Release them. So they may pass you by like harmless clouds in the sky. Just take a moment, take a moment to be with yourself and the possibilities of nurturing and nourishing yourself with others to the fullest and most loving sense of the word healing is.

So plant those seeds, plant those seeds. Be with be with this. What thrive seeds would you like to plant in your life, in your practice? What does it look like? Your mind’s gonna rush in and tell you it’s not possible and it can’t be done. We’re just gonna let those thoughts, those conditioned thoughts, the programming, the narratives, the tapes, let them play. Just let the cloud let them float by like the clouds. You don’t have to, you don’t have to believe every thought.

And you see it in your mind’s eye. What it, what are the sounds you hear? What are, what scents, odors, aromas, what are you smelling? Like really let the brain start to get some neurons and synapses firing around your thrive seeds,

And really stay connected with the possibility that healing is possible.

Because the reality is healing is possible.

It is possible to insulate yourself from the broken healthcare system. It is possible to insulate yourself from difficult colleagues, short staffing and harsh working conditions.

It is possible to thrive in practice and in life. So your homework, not that this is really homework, but I would invite each of you to stay with your thrive seeds, tending to that thrive garden, for a week or longer, a couple times each day.

You can do this by just tuning in during your day.  Like when you’re driving in the car, you’re unloading groceries. You know, this doesn’t have to be a big thing that you have to disrupt your life. Just shift your attention, shift your awareness from survival mode into what thrive mode might look, feel, and be for you.
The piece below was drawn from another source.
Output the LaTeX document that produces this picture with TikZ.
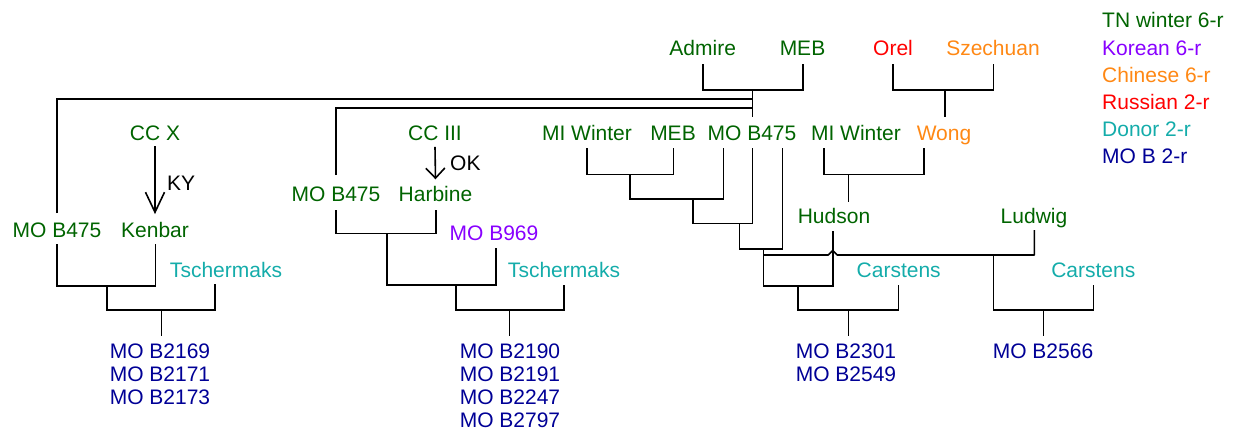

So thank you. Thank you, Ellyn, so much for all that you have done for our profession and for nurses in our community and and beyond.

And thank you to my listeners for tuning in. Thank you from the bottom of my healer’s heart to yours. Thank you for the important work that you are doing. And until next time, sow those seeds of thriving.  Plant as many of them as you can because we will continue to nurture and nourish those seeds as we go through our time together.

If you’re curious how to go about your grieving process, insulating yourself from difficult working conditions, or how to leverage neuroplasticity in service to thriving, please attend my free webinar where we unpack all this and so much more.

So until next time, thank you for the important work that you do. 🙏🏼

Thank you for who you are, at your core, at your essence.